Les clients sont nombreux pour les vases Gallé dans les milieux mondains parisiens entre 1896-99. Mais très vite le succès populaire, notamment dans le domaine de l’affiche, en fait quelque chose qui manque de classe et l’Art nouveau sera assez vite assimilé à l’émergence des classes moyennes.

Très vite dévalué, puis mis en cause par les milieux nationalistes, il disparaît totalement dans les milieux aisés en l'espace de quelques années.
A contrario, il survivra dans les classes moyennes
françaises jusque dans les années 1920 comme en témoigne l’Exposition des Arts Décoratifs de 1925 où son influence est encore très sensible.

Le saviez-vous?


Le mobilier urbain selon Guimard

Lors de la création des premières lignes du métro, un concours pour la réalisation d'édicules d'accès aux stations est lancé en 1899 par la Compagnie du chemin de fer
métropolitain de Paris (CMP). Ceux-ci doivent être vitrés « sur la plus grande hauteur possible, à partir de un mètre environ du sol ». Ils doivent également être « ornés d'une frise pouvant recevoir des caractères très apparents, éclairés par transparence pendant la nuit, portant l'indication : Chemin de fer métropolitain ».

Les dirigeants de la compagnie rejettent les projets retenus dans le cadre du concours d'architecte, les jugeant trop classiques. Celui de Jean Camille Formigé est en revanche approuvé par la compagnie mais est rejeté par la Ville de Paris, dont il était pourtant l'architecte. Il se charge en revanche de l'architecture des stations aériennes.

C'est le président de la CMP, Adrien Bénard, qui propose un architecte de l'Art nouveau : Hector Guimard. Bien que n'ayant pas concouru, il dessine deux types d'entrées, des édicules et de simples entourages. Composés de fonte moulurée, les éléments sont modulables et permettent de réaliser des édicules de dimensions variables.
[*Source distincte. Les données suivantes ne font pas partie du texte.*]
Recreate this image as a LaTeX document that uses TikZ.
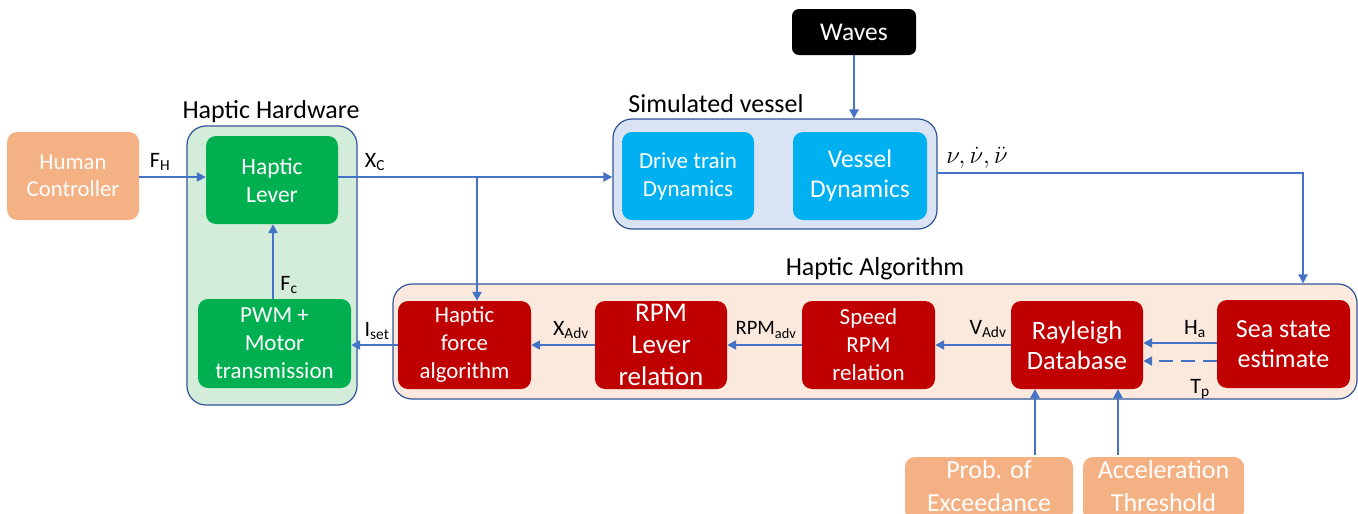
\documentclass[tikz,border=0pt]{standalone}
\usepackage{fontspec}
\setmainfont{Carlito}
\usetikzlibrary{arrows.meta}
\definecolor{peach}{HTML}{F4B183}
\definecolor{hwgreen}{HTML}{00B050}
\definecolor{hwbg}{HTML}{D3EDDA}
\definecolor{simbg}{HTML}{DAE3F3}
\definecolor{simbox}{HTML}{00B0F0}
\definecolor{algred}{HTML}{C00000}
\definecolor{algbg}{HTML}{FBE9DE}
\definecolor{wire}{HTML}{4472C4}
\definecolor{frame}{HTML}{2F5597}
\newcommand{\fsz}[2]{\fontsize{#1}{#2}\selectfont}
\tikzset{
  x=1pt, y=-1pt,
  blk/.style={rounded corners=10pt, align=center, text=white, inner sep=0pt},
  group/.style={rounded corners=19pt, draw=frame, line width=1.2pt, inner sep=0pt},
  wirearrow/.style={draw=wire, line width=2.4pt, -{Triangle[length=9pt,width=9pt]}},
  lbl/.style={font=\fsz{22}{26}, inner sep=0pt},
  title/.style={font=\fsz{26}{30}, inner sep=0pt},
}
\begin{document}
\begin{tikzpicture}
\useasboundingbox (0,0) rectangle (1358,514);
\clip (0,0) rectangle (1358,514);

% group frames
\node[group, fill=hwbg, minimum width=170pt, minimum height=279pt] (hw) at (272,265.5) {};
\node[group, fill=simbg, minimum width=324pt, minimum height=110pt] (sim) at (775,174) {};
\node[group, fill=algbg, minimum width=964pt, minimum height=115pt] (alg) at (875,341.5) {};

% group titles
\node[title] (hwt) at (271,112) {Haptic Hardware};
\node[title] (simt) at (716,104) {Simulated vessel};
\node[title] (algt) at (875,269) {Haptic Algorithm};

% blocks
\node[blk, fill=peach, minimum width=132pt, minimum height=88pt, font=\fsz{22.7}{27}] (hum) at (73,176) {Human\\Controller};
\node[blk, fill=hwgreen, minimum width=132pt, minimum height=88pt, font=\fsz{23.5}{28}] (lever) at (272,180) {Haptic\\Lever};
\node[blk, fill=hwgreen, minimum width=153pt, minimum height=89pt, font=\fsz{23}{28}] (pwm) at (274.5,343.5) {PWM +\\Motor\\transmission};
\node[blk, fill=simbox, minimum width=132pt, minimum height=88pt, font=\fsz{23}{28}] (dtd) at (688,176) {Drive train\\Dynamics};
\node[blk, fill=simbox, minimum width=134pt, minimum height=88pt, font=\fsz{25.5}{30}] (vd) at (860,176) {Vessel\\Dynamics};
\node[blk, fill=black, minimum width=124pt, minimum height=46pt, rounded corners=7pt, font=\fsz{25.5}{30}] (waves) at (854,32) {Waves};
\node[blk, fill=algred, minimum width=133pt, minimum height=88pt, font=\fsz{22.8}{28}] (hfa) at (464.5,345) {Haptic\\force\\algorithm};
\node[blk, fill=algred, minimum width=132pt, minimum height=88pt, font=\fsz{27}{32}] (rpm) at (661,345) {RPM\\Lever\\relation};
\node[blk, fill=algred, minimum width=133pt, minimum height=88pt, font=\fsz{23}{28}] (spd) at (868.5,345) {Speed\\RPM\\relation};
\node[blk, fill=algred, minimum width=132pt, minimum height=88pt, font=\fsz{26.5}{30}] (ray) at (1077,345) {Rayleigh\\Database};
\node[blk, fill=algred, minimum width=133pt, minimum height=88pt, font=\fsz{26}{30}] (sea) at (1283.5,344) {Sea state\\estimate};
\node[blk, fill=peach, minimum width=168pt, minimum height=64pt, text depth=7pt, font=\fsz{26}{33}] (prob) at (989,489) {Prob. of\\Exceedance};
\node[blk, fill=peach, minimum width=161pt, minimum height=64pt, text depth=7pt, font=\fsz{26}{33}] (acc) at (1163.5,489) {Acceleration\\Threshold};

% junction and bend points
\coordinate (j) at (477,177);
\coordinate (nu) at (1303,173);
\coordinate (pa) at (1035,389);
\coordinate (aa) at (1118,389);

% connectors
\draw[wirearrow] (hum.east |- 0,177) -- (lever.west |- 0,177);
\draw[wirearrow] (lever.east |- j) -- (sim.west |- j);
\draw[wirearrow] (j) -- (j |- hfa.north);
\draw[wirearrow] (pwm.north -| 273,0) -- (lever.south -| 273,0);
\draw[wirearrow] (waves.south) -- (waves.south |- sim.north);
\draw[wirearrow] (sim.east |- nu) -- (nu) -- (nu |- alg.north);
\draw[wirearrow] (sea.west |- 0,343) -- (ray.east |- 0,343);
\draw[wirearrow, dash pattern=on 14pt off 8pt] (sea.west |- 0,361) -- (ray.east |- 0,361);
\draw[wirearrow] (ray.west) -- (spd.east);
\draw[wirearrow] (spd.west) -- (rpm.east);
\draw[wirearrow] (rpm.west) -- (hfa.east);
\draw[wirearrow] (hfa.west) -- (hfa.west -| pwm.east);
\draw[wirearrow] (pa |- 0,455) -- (pa);
\draw[wirearrow] (aa |- 0,455) -- (aa);

% signal labels
\node[lbl] (fh) at (160,162) {F\textsubscript{H}};
\node[lbl] (xc) at (375,162) {X\textsubscript{C}};
\node[lbl] (fc) at (289,285) {F\textsubscript{c}};
\node[lbl] (iset) at (377,331) {I\textsubscript{set}};
\node[lbl] (xadv) at (571,330) {X\textsubscript{Adv}};
\node[lbl, font=\fsz{20.5}{24}] (rpmadv) at (766,330) {RPM\textsubscript{adv}};
\node[lbl] (vadv) at (988,329) {V\textsubscript{Adv}};
\node[lbl] (ha) at (1195,329) {H\textsubscript{a}};
\node[lbl] (tp) at (1200,389) {T\textsubscript{p}};
\node[lbl, font=\fsz{24}{28}] (nul) at (977,158) {$\nu, \dot{\nu}, \ddot{\nu}$};
\end{tikzpicture}
\end{document}
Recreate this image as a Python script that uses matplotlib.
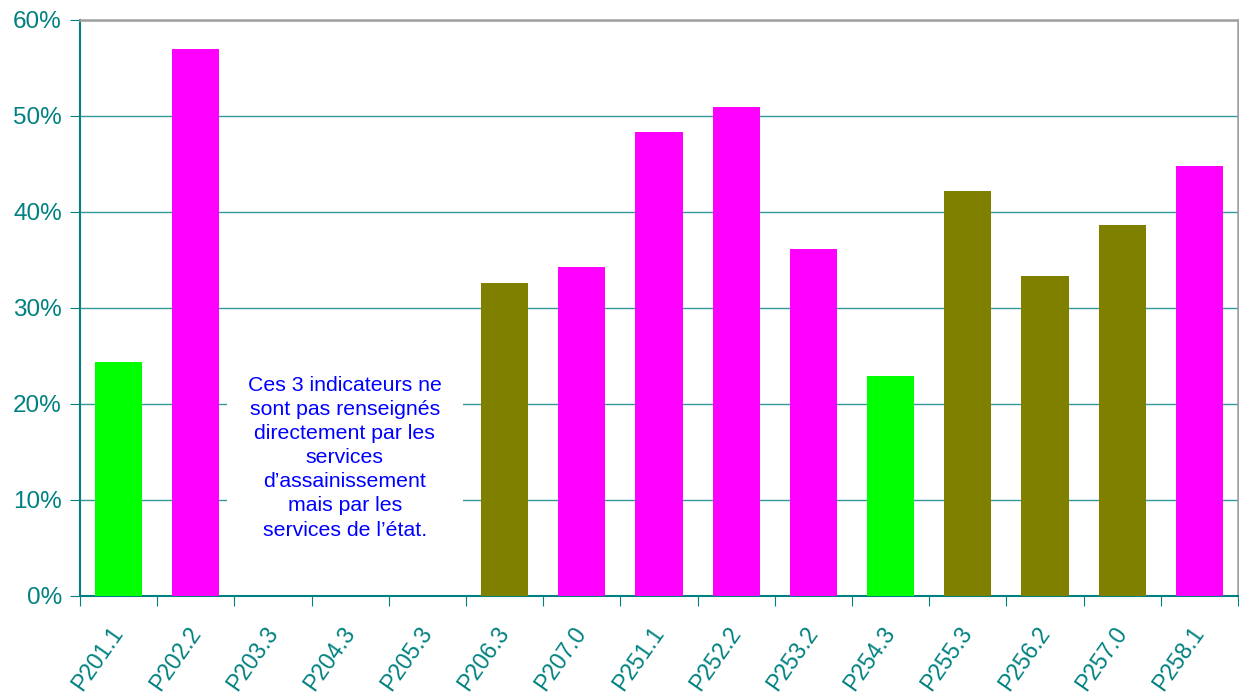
import numpy as np
import matplotlib
matplotlib.use("Agg")
import matplotlib.pyplot as plt

plt.rcParams['font.family'] = ['Liberation Sans', 'DejaVu Sans']

# indicateurs et taux (%)
codes = ["P201.1", "P202.2", "P203.3", "P204.3", "P205.3", "P206.3", "P207.0",
         "P251.1", "P252.2", "P253.2", "P254.3", "P255.3", "P256.2", "P257.0", "P258.1"]
taux = [24.4, 57.0, 0, 0, 0, 32.6, 34.3, 48.3, 50.9, 36.1, 22.9, 42.2, 33.3, 38.6, 44.8]
couleurs = ["#00ff00", "#ff00ff", "#ff00ff", "#ff00ff", "#ff00ff", "#808000", "#ff00ff",
            "#ff00ff", "#ff00ff", "#ff00ff", "#00ff00", "#808000", "#808000", "#808000", "#ff00ff"]
note = ("Ces 3 indicateurs ne\nsont pas renseignés\ndirectement par les\nservices\n"
        "d\u2019assainissement\nmais par les\nservices de l\u2019état.")

teal = "#008080"

fig = plt.figure(figsize=(12.39, 6.93), dpi=100)
ax = fig.add_axes([80/1239, 1-596/693, 1158/1239, 576/693])

x = np.arange(len(codes))
ax.bar(x, taux, width=0.61, color=couleurs, zorder=3)

ax.set_xlim(-0.5, len(codes) - 0.5)
ax.set_ylim(0, 60)
ax.set_yticks(np.arange(0, 61, 10))
ax.set_yticklabels([f"{v}%" for v in range(0, 61, 10)])
ax.yaxis.grid(True, color=teal, linewidth=1.0, alpha=0.8, zorder=0)

# ticks entre les catégories, étiquettes au centre
ax.set_xticks(np.arange(-0.5, len(codes), 1.0))
ax.set_xticklabels([])
ax.set_xticks(x, minor=True)
ax.set_xticklabels(codes, minor=True, rotation=55, ha='right', va='center',
                   rotation_mode='anchor')
ax.tick_params(axis='x', which='minor', length=0, pad=24, labelsize=16.5, labelcolor=teal)
ax.tick_params(axis='x', which='major', length=7, color=teal, direction='out')
ax.tick_params(axis='y', length=7, color=teal, labelsize=17.5, labelcolor=teal, pad=6)

for s in ['left', 'bottom']:
    ax.spines[s].set_color(teal)
    ax.spines[s].set_linewidth(1.5)
for s in ['top', 'right']:
    ax.spines[s].set_color("#a0a0a0")
    ax.spines[s].set_linewidth(1.8)

ax.text(2.93, 14.4, note, ha='center', va='center', color="#0000ff", fontsize=15.3,
        linespacing=1.34, zorder=4,
        bbox=dict(facecolor='white', edgecolor='none', pad=15))

fig.savefig("out.png", dpi=100)
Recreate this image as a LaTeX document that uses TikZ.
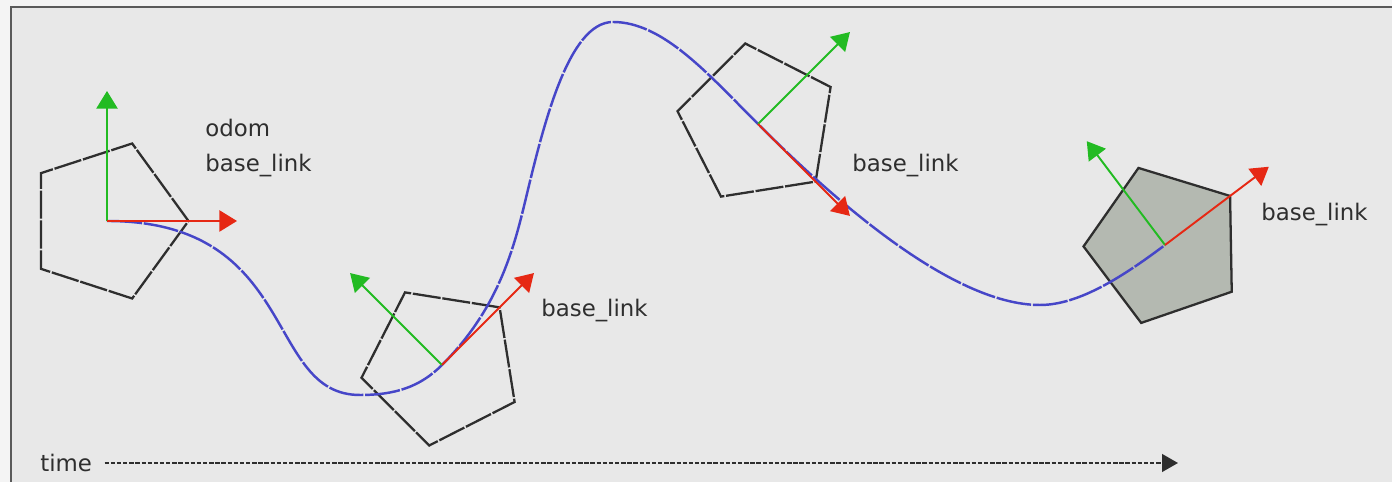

On compte jusque 167 ouvrages de Guimard en 1913, les derniers ayant été installés sur la boucle d'Auteuil de la ligne 10.

 

CMP

 

Dès 1904, pour l'accès aux grandes stations situées devant des monuments comme l'Opéra ou la Madeleine, la CMP fait réaliser des entourages plus classiques en pierre de taille par l'architecte Cassien-Bernard. Le style Guimard très chargé passe vite de mode dès les années 1900, et plusieurs architectes sont ensuite chargés de réaliser des balustrades en fer forgé d'un style plus simple et sobre. Ces nouveaux entourages portent un plan du réseau, qui est également ajouté aux anciens entourages Guimard.

Les édicules Guimard sont parfois démolis, jusqu'à leur protection dans les années 1960-1970. Il n'en existe plus aujourd'hui que 86 répartis sur 66 stations.

Les grands édicules d'accès ne sont que treize, les entourages simples étant très majoritaires. Les plus imposants étaient situés à Étoile et à Bastille sous la forme de sortes de « pavillon chinois » ou « pagode » de grandes dimensions, symbolisant la première ligne du métropolitain.

 

Métro Pasteur CMP

La station de métro Pasteur, à l'époque de la CMP



Toutes deux ont disparu, celle de la Bastille ayant été détruite en 1962. Des trois qui subsistent encore, seul celui de la Porte Dauphine (ligne 2) est d'origine.
Celui d'Abbesses (ligne 12), était originellement situé à Hôtel de Ville (rue de Lobau) et a été déplacé à cet emplacement en 1974. Celui de Châtelet (place Sainte-Opportune) a été reconstitué en 2000 pour le centenaire du métro. Les édicules vitrés plus modestes furent surnommés « libellules ».

Les entourages classiques font largement appel à la symbolique florale, et font apparaître la lettre « M » sur les cartouches des principaux accès.

Sur une plaque de lave émaillée dans un typographie de style art nouveau créée par Guimard, le mot « Métropolitain » est porté par deux longues tiges, dites « brins de muguet ». D'une forme évoquant la lentille du physicien Augustin Fresnel, les globes lumineux orange, dits « holophanes » (du nom de leur fabricant, la société Holophane aux Andelys), sont ajoutés à partir de 1930. Le verre original a été remplacé par des globes en polycarbonate, seul l'exemplaire de Montréal conservant le verre d'origine. Dans le cadre du programme Renouveau du métro, l'éclairagiste Benoît Lalloz repense le réflecteur intérieur pour réorienter les flux lumineux.